Il primo nucleo dell'odierna Ferriera di Servola viene insediato nel 1897 a opera della Società Industriale della Carniola (Krainische Industrie Gesellschaft) per la produzione di ghisa e ferroleghe. Entrano in funzione l’altoforno, quindi la cokeria e il laminatoio, che continua a lavorare, con fortune alterne, fino ai primi anni Sessanta.
Nel 1931, dopo la grande crisi economica del ’29 che aveva messo in ginocchio la Venezia Giulia, lo stabilimento è rilevato dall’Ilva, che lo ammoderna con due nuovi altoforni: tra il ’37 e il ’39 gli operai passano da 910 a 1670. Nel 1961, con la fusione tra l’Ilva e Cornigliano di Genova, nasce l’Italsider, che assume il controllo del polo.
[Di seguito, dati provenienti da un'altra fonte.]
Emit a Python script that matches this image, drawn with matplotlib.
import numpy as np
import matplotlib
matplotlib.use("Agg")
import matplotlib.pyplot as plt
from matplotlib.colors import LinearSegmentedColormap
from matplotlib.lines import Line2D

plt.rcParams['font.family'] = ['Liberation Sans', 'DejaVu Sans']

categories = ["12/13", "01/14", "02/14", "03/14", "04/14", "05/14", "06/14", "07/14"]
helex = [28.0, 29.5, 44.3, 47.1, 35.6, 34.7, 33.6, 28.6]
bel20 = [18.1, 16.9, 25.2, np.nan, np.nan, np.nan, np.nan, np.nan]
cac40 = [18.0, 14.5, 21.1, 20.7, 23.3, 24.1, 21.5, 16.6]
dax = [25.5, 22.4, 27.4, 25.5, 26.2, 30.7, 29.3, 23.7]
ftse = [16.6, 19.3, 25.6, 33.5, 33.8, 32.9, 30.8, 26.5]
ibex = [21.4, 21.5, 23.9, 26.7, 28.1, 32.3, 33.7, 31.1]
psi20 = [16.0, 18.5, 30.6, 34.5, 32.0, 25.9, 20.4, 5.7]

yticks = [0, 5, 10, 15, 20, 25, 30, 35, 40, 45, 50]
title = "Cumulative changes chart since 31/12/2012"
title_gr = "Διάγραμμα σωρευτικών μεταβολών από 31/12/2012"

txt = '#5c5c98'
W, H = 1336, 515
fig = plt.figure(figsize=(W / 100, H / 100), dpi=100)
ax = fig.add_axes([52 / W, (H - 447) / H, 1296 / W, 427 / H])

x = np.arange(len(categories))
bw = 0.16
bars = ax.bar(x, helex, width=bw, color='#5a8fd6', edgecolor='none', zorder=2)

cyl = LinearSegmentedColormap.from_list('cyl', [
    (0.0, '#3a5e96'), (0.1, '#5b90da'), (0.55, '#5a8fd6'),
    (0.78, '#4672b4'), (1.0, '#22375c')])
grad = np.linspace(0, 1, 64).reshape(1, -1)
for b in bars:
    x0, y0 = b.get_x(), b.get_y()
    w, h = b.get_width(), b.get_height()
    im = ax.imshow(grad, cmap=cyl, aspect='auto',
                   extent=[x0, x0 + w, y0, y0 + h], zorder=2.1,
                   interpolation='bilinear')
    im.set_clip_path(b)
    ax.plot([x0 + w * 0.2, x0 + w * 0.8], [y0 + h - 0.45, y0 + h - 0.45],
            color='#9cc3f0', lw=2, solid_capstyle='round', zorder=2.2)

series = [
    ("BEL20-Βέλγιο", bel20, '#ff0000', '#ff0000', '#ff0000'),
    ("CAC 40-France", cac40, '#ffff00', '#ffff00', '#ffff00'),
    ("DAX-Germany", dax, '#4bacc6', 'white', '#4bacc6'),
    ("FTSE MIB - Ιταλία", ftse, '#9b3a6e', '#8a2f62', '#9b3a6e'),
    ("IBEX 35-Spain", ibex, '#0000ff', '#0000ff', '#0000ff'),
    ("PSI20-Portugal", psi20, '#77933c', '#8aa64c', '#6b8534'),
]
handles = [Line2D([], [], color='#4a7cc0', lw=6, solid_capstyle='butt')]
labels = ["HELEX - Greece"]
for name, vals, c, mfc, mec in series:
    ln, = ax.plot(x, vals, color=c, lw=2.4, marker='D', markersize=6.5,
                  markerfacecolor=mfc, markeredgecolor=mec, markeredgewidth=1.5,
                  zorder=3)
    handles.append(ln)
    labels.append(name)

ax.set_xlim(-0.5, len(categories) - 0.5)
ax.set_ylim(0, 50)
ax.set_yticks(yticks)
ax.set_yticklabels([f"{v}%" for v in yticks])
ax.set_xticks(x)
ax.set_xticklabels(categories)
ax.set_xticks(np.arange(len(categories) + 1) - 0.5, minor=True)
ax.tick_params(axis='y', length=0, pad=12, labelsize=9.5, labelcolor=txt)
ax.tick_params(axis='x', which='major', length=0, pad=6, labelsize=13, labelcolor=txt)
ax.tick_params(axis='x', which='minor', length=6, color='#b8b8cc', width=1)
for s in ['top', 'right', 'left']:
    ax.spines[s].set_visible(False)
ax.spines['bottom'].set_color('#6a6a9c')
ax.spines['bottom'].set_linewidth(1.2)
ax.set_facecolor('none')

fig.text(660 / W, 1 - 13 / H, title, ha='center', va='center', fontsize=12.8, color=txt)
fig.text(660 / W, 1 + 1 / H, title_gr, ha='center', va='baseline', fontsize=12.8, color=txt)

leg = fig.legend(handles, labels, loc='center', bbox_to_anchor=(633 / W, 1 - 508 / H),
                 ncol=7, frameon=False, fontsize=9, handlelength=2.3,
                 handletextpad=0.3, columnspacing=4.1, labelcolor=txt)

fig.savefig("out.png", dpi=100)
L’acciaieria è stata dismessa nel 1962 ma lo stabilimento si è dotato nel frattempo di una fonderia di lingottiere, attiva fino al 1964. Dopo l’Ilva, sempre in mano pubblica, Servola passerà attraverso la Nuova Italsider (1981) quindi la Terni spa.
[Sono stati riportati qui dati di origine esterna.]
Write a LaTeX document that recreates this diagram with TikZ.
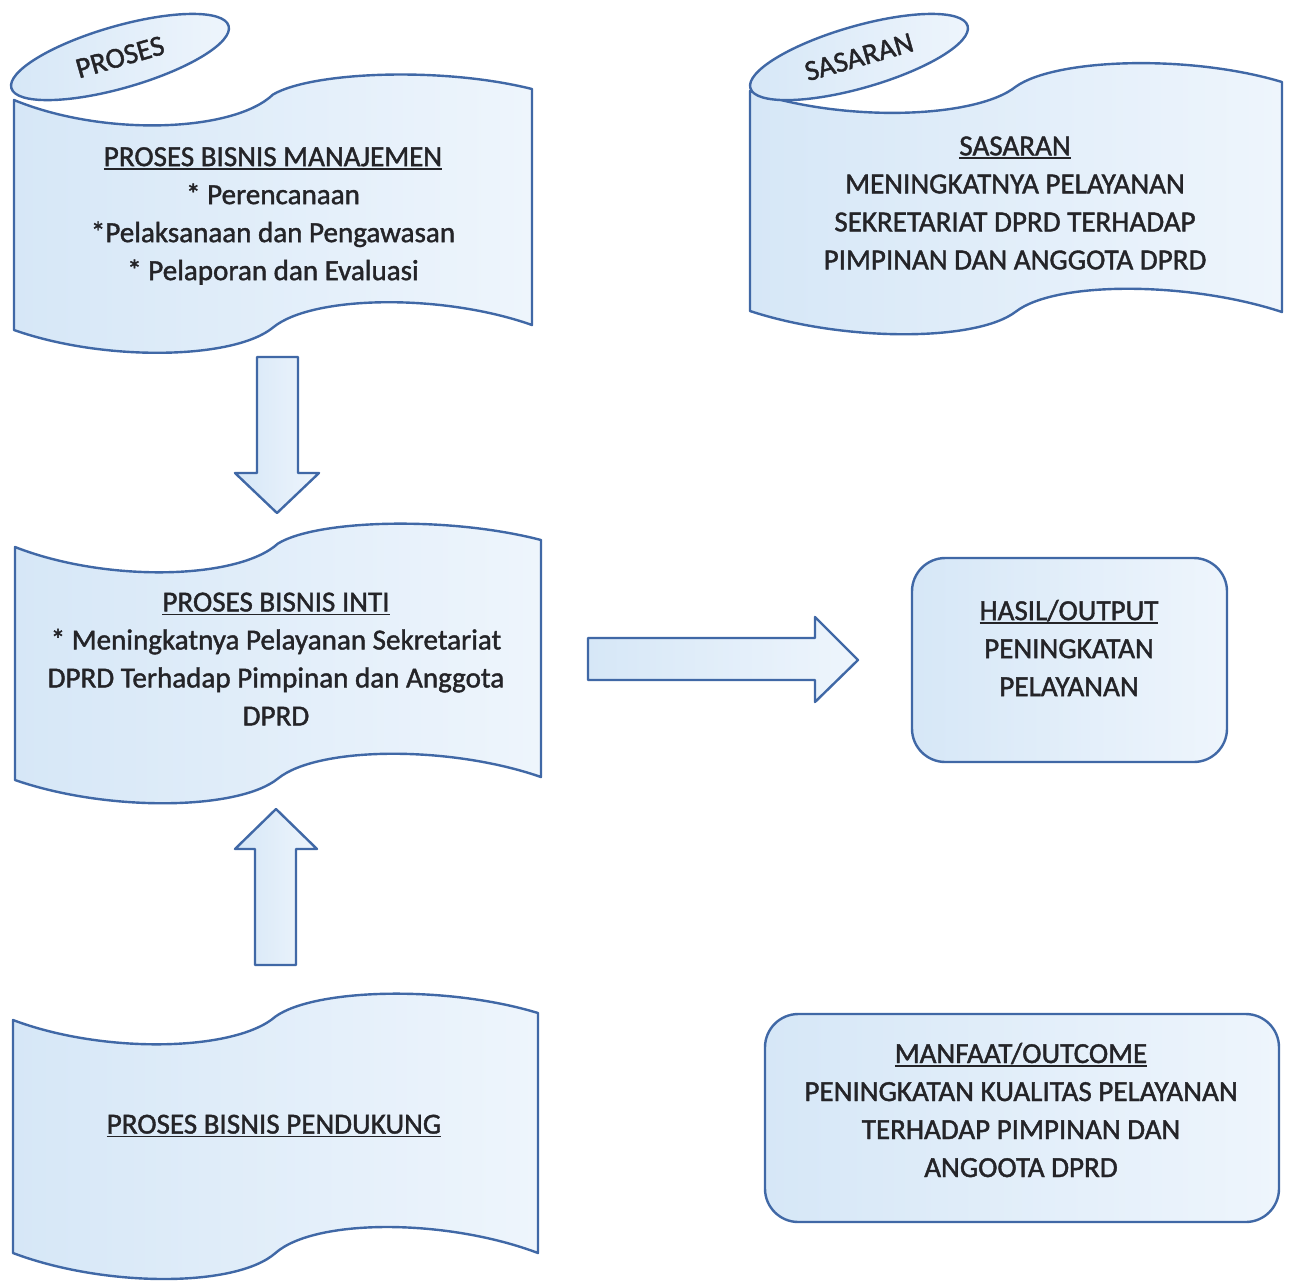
\documentclass[tikz,border=0pt]{standalone}
\usepackage{fontspec}
\setmainfont{Carlito}[FakeBold=1.4]
\usetikzlibrary{shapes.geometric}

\definecolor{edgeblue}{RGB}{64,104,166}
\definecolor{fillblue}{RGB}{214,231,247}
\definecolor{filllight}{RGB}{238,245,252}
\definecolor{inkgray}{RGB}{36,36,40}

% underlined heading line
\newcommand{\ulhead}[1]{\setbox0=\hbox{#1}\rlap{\rule[-2.8pt]{\wd0}{1.2pt}}\box0}

% punched-tape outline: xl, xr, top-left y, top-right y, bottom-left y,
% bottom-right y, top dip, top crest, bottom wave depth (y grows downwards)
\newcommand{\tapeshape}[9]{%
  \pgfmathsetmacro{\tpW}{(#2-#1)/2}%
  \pgfmathsetmacro{\tpFe}{0.35*\tpW}%
  \pgfmathsetmacro{\tpFm}{0.15*\tpW}%
  \pgfmathsetmacro{\tpXm}{#1+\tpW}%
  \pgfmathsetmacro{\tpYm}{(#3+#4)/2}%
  \pgfmathsetmacro{\tpYmb}{(#5+#6)/2}%
  \pgfmathsetmacro{\tpD}{4/3*#7}%
  \pgfmathsetmacro{\tpC}{4/3*#8}%
  \pgfmathsetmacro{\tpB}{4/3*#9}%
  \path[shapeline] (#1,#3)
    .. controls (#1+\tpFe,#3+\tpD) and (\tpXm-\tpFm,\tpYm+\tpD) .. (\tpXm,\tpYm)
    .. controls (\tpXm+\tpFm,\tpYm-\tpC) and (#2-\tpFe,#4-\tpC) .. (#2,#4)
    -- (#2,#6)
    .. controls (#2-\tpFe,#6-\tpB) and (\tpXm+\tpFm,\tpYmb-\tpB) .. (\tpXm,\tpYmb)
    .. controls (\tpXm-\tpFm,\tpYmb+\tpB) and (#1+\tpFe,#5+\tpB) .. (#1,#5)
    -- cycle;}

\tikzset{
  shapeline/.style={draw=edgeblue, line width=1.8pt, line join=round,
    left color=fillblue, right color=filllight},
  bodytext/.style={text=inkgray, font=\fontsize{21.8}{28.5}\selectfont,
    align=center, inner sep=0pt},
  roundbox/.style={shapeline, rounded corners=25pt, inner sep=0pt},
  tagoval/.style={shapeline, ellipse, inner sep=0pt, minimum width=169.5pt,
    minimum height=46.5pt, rotate=16, text=inkgray,
    font=\fontsize{21.8}{28.5}\selectfont},
}

\begin{document}
\begin{tikzpicture}[x=0.75pt,y=-0.75pt]
\useasboundingbox (0,0) rectangle (1293,1283);
\clip (0,0) rectangle (1293,1283);
\fill[white] (0,0) rectangle (1293,1283);

% management process
\tapeshape{14}{532}{100}{89}{330}{325}{28}{17}{24}
\node[bodytext] (mgmt) at (273,216) {\ulhead{PROSES BISNIS MANAJEMEN}\\{}* Perencanaan\\{}*Pelaksanaan dan Pengawasan\\{}* Pelaporan dan Evaluasi};
\node[tagoval] (procoval) at (120,57) {PROSES};

% target
\tapeshape{750}{1282}{91}{82}{311}{312}{24}{21}{23}
\node[bodytext] (target) at (1015,203) {\ulhead{SASARAN}\\MENINGKATNYA PELAYANAN\\SEKRETARIAT DPRD TERHADAP\\PIMPINAN DAN ANGGOTA DPRD};
\node[tagoval] (targoval) at (859,57) {SASARAN};

% core process
\tapeshape{15}{541}{547}{540}{780}{777}{27}{18}{24}
\node[bodytext] (core) at (276,659) {\ulhead{PROSES BISNIS INTI}\\{}* Meningkatnya Pelayanan Sekretariat\\DPRD Terhadap Pimpinan dan Anggota\\DPRD};

% support process
\tapeshape{13}{538}{1020}{1013}{1253}{1253}{26}{21}{26}
\node[bodytext] (support) at (274,1126) {\ulhead{PROSES BISNIS PENDUKUNG}};

% output and outcome
\node[roundbox, minimum width=236.25pt, minimum height=153pt] (outbox) at (1069.5,660) {};
\node[bodytext] (output) at (1069,648) {\ulhead{HASIL/OUTPUT}\\PENINGKATAN\\PELAYANAN};
\node[roundbox, minimum width=385.5pt, minimum height=156pt] (outcomebox) at (1022,1118) {};
\node[bodytext] (outcome) at (1021,1110) {\ulhead{MANFAAT/OUTCOME}\\PENINGKATAN KUALITAS PELAYANAN\\TERHADAP PIMPINAN DAN\\ANGOOTA DPRD};

% block arrows
\path[shapeline] (257,357) -- (298,357) -- (298,473) -- (319,473) -- (277,513) -- (235,473) -- (257,473) -- cycle;
\path[shapeline] (255,965) -- (296,965) -- (296,849) -- (317,849) -- (276,809) -- (235,849) -- (255,849) -- cycle;
\path[shapeline] (588,638) -- (815,638) -- (815,617) -- (858,660) -- (815,702) -- (815,680) -- (588,680) -- cycle;
\end{tikzpicture}
\end{document}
Nel 1982 comincia il processo di privatizzazione, con la costituzione di una società ad hoc, l’Ait (società attività industriali triestine) della Terni-Acciai speciali. Nell’89 la Ferriera viene acquisita dal gruppo Pittini con capitali anche di Ilva e Regione. L’imprenditore friulano investe pesantemente nel complesso, circa 300 miliardi: rifà l’altoforno e costruisce una nuova acciaieria a colata continua, mantenendo allo stabilimento l’esclusiva della produzione di pani di ghisa in Italia. La grave crisi del mercato del ’93 non gli permette però di rientrare dei suoi capitali e alla Ferriera subentra una gestione commissariale, affidata a Giampaolo de Ferra, con il graduale blocco degli impianti, ad eccezione della cokeria.
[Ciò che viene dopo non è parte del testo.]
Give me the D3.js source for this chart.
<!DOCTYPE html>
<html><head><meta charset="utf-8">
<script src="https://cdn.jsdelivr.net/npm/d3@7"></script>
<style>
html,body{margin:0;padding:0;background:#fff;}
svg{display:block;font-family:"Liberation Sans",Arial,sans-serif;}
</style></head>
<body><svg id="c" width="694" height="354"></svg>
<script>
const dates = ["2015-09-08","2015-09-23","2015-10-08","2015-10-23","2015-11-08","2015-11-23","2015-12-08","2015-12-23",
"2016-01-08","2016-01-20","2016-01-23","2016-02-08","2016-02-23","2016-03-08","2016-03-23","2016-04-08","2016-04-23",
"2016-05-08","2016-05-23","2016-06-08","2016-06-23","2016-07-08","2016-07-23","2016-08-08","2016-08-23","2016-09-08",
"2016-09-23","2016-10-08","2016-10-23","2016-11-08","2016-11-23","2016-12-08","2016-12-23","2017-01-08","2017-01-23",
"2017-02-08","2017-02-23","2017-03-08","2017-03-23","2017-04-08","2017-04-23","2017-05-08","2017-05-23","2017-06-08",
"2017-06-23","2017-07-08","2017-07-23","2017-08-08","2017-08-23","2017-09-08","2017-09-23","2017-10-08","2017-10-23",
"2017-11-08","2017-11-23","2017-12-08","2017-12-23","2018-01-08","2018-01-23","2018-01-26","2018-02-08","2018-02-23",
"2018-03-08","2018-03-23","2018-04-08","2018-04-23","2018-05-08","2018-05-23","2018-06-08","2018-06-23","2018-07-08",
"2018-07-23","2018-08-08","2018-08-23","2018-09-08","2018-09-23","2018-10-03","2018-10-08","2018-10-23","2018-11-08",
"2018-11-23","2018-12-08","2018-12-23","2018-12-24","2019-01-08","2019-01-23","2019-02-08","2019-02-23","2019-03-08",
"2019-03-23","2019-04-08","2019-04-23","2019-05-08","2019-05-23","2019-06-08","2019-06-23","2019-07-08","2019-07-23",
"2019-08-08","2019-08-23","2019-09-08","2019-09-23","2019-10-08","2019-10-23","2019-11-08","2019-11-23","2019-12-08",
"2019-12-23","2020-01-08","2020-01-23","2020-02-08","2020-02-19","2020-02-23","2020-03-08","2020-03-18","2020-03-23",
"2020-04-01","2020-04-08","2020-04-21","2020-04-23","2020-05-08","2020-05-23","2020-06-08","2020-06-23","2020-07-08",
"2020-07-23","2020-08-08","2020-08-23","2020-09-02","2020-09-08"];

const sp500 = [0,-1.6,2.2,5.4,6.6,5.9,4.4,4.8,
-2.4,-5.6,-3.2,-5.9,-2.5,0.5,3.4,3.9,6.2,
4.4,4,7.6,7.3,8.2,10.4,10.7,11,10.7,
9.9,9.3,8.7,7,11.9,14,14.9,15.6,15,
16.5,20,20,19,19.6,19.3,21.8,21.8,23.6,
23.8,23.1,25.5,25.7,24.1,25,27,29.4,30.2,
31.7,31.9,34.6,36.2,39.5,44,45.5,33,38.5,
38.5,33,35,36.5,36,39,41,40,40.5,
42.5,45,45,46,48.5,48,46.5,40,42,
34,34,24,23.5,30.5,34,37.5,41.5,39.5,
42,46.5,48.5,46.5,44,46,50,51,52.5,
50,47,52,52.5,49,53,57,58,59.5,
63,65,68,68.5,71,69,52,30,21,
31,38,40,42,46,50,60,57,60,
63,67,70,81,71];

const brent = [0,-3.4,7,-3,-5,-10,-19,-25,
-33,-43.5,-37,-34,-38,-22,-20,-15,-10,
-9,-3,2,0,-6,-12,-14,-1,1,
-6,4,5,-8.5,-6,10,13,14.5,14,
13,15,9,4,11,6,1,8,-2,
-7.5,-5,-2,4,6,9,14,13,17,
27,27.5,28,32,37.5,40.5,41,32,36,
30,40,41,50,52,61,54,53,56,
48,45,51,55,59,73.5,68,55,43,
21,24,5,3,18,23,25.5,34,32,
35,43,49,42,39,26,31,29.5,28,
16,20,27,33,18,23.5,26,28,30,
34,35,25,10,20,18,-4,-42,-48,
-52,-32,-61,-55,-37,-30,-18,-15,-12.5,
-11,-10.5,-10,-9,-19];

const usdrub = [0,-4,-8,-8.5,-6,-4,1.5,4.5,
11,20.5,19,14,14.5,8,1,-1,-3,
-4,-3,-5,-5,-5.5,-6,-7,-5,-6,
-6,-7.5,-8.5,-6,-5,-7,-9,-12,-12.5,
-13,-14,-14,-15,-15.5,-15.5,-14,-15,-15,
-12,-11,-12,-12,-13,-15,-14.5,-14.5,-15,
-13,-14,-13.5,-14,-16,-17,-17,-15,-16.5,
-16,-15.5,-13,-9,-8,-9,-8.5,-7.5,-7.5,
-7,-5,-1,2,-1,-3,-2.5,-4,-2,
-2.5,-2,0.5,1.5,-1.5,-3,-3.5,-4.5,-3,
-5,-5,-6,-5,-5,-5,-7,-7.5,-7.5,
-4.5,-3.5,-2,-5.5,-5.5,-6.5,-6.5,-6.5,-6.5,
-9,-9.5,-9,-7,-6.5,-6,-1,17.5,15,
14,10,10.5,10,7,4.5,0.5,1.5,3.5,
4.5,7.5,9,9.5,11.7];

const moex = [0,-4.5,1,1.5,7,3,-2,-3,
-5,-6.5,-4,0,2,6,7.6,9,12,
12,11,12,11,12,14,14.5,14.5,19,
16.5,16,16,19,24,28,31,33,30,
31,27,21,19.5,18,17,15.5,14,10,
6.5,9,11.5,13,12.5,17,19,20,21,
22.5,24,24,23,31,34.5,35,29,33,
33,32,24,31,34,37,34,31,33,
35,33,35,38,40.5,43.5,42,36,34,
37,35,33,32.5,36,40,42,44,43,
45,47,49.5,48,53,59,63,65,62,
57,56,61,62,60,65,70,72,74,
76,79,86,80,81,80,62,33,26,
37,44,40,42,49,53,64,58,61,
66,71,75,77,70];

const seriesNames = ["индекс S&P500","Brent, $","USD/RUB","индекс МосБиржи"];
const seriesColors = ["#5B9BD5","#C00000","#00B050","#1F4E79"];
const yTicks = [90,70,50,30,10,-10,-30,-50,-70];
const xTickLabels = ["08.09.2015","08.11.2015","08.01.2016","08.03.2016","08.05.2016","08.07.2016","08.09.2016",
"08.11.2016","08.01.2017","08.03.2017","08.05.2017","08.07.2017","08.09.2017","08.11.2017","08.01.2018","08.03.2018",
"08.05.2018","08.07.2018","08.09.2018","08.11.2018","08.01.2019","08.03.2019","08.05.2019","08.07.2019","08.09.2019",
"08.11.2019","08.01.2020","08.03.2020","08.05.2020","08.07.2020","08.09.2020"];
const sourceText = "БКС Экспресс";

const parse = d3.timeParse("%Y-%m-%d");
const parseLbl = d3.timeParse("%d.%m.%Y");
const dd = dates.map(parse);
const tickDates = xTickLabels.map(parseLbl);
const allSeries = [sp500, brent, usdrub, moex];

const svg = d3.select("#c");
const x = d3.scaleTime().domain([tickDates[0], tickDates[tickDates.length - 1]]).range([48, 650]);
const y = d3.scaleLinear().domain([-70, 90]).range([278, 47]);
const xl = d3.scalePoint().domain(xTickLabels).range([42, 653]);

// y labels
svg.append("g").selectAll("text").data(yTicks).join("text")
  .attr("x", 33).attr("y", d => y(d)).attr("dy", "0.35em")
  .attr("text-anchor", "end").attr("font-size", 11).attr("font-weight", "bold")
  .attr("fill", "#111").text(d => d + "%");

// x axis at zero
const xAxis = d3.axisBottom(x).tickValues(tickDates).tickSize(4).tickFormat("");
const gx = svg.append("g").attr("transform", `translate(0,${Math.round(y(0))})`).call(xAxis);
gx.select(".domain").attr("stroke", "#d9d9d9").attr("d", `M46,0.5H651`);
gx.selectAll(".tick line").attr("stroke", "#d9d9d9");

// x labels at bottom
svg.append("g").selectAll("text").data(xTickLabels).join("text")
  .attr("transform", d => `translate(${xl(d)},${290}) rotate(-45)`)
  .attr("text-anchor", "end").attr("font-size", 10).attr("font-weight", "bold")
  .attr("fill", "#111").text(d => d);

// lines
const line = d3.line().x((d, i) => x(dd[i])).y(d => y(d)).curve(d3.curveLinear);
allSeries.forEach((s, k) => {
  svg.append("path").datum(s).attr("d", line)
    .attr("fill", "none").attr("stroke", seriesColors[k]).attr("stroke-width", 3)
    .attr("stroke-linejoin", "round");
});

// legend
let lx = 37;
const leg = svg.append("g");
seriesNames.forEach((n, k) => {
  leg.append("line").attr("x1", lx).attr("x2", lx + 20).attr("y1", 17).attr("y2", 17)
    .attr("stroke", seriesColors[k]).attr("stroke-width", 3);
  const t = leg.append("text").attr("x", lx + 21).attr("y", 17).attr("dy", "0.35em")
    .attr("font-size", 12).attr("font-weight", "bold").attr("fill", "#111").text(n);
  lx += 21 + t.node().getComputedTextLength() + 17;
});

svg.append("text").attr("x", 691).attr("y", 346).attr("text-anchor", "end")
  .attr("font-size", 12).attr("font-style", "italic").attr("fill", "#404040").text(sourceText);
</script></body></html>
Nel ’92 il Gruppo Lucchini acquisisce il complesso siderurgico di Piombino, quindi, nel 1995, la Ferriera di Servola, le cui linee produttive progressivamente riprendono a funzionare. Nonostante altri investimenti cospicui, entrambi i poli non riescono a decollare, tranne brevi parentesi positive nel ’95 e nel ’98.
La Ferriera ha una vita travagliata. Le accuse di grave inquinamento ambientale e rischi per la salute con l’emissione di polveri sottili e diossina mettono in croce lo stabilimento, che finisce spesso nelle aule dei tribunali tra sequestri e dissequestri. Nel 2002 viene chiusa l’acciaieria e l’impianto si regge grazie ad altoforno, cokeria e alla centrale termoelettrica, alimentata dai gas di risulta che vengono ceduti in regime di Cip6, a tariffazione agevolata. La centrale oggi è in mano a Elettra.
Nel febbraio 2005 il gruppo russo Severstal, del miliardario Alexey Mordashov, acquisisce il 62 per cento della Lucchini, arrivando progressivamente fino al 70%. Nel 2010 Lucchini si arrende al russo, uno dei cento uomini più ricchi del mondo, cedendogli il residuo 20 per cento dello stabilimento ancora in mano sua.